Stated exercise:
Repeat the whole of the data, keeping every detail the same.
##### Data excerpt
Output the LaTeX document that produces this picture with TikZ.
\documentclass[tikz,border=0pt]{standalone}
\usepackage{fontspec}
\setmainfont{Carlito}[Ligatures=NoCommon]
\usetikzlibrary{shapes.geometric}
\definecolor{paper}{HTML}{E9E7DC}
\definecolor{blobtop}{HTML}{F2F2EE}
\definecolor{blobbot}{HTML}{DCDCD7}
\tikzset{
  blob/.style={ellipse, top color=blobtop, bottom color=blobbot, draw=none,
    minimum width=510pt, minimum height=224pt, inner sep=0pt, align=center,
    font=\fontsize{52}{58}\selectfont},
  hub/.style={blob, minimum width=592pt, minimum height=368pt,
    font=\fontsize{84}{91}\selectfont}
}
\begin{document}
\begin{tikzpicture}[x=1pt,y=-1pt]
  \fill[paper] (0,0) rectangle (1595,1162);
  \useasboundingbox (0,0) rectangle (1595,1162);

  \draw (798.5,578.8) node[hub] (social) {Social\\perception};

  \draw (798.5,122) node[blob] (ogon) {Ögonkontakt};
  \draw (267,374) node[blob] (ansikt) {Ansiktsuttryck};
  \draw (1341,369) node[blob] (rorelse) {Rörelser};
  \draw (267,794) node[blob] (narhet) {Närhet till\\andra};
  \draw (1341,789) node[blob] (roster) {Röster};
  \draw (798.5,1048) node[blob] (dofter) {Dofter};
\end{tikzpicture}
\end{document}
##########
Answer in full:
Output the LaTeX document that produces this picture with TikZ.
\documentclass[tikz,border=0pt]{standalone}
\usepackage{fontspec}
\setmainfont{Carlito}[Ligatures=NoCommon]
\usetikzlibrary{shapes.geometric}
\definecolor{paper}{HTML}{E9E7DC}
\definecolor{blobtop}{HTML}{F2F2EE}
\definecolor{blobbot}{HTML}{DCDCD7}
\tikzset{
  blob/.style={ellipse, top color=blobtop, bottom color=blobbot, draw=none,
    minimum width=510pt, minimum height=224pt, inner sep=0pt, align=center,
    font=\fontsize{52}{58}\selectfont},
  hub/.style={blob, minimum width=592pt, minimum height=368pt,
    font=\fontsize{84}{91}\selectfont}
}
\begin{document}
\begin{tikzpicture}[x=1pt,y=-1pt]
  \fill[paper] (0,0) rectangle (1595,1162);
  \useasboundingbox (0,0) rectangle (1595,1162);

  \draw (798.5,578.8) node[hub] (social) {Social\\perception};

  \draw (798.5,122) node[blob] (ogon) {Ögonkontakt};
  \draw (267,374) node[blob] (ansikt) {Ansiktsuttryck};
  \draw (1341,369) node[blob] (rorelse) {Rörelser};
  \draw (267,794) node[blob] (narhet) {Närhet till\\andra};
  \draw (1341,789) node[blob] (roster) {Röster};
  \draw (798.5,1048) node[blob] (dofter) {Dofter};
\end{tikzpicture}
\end{document}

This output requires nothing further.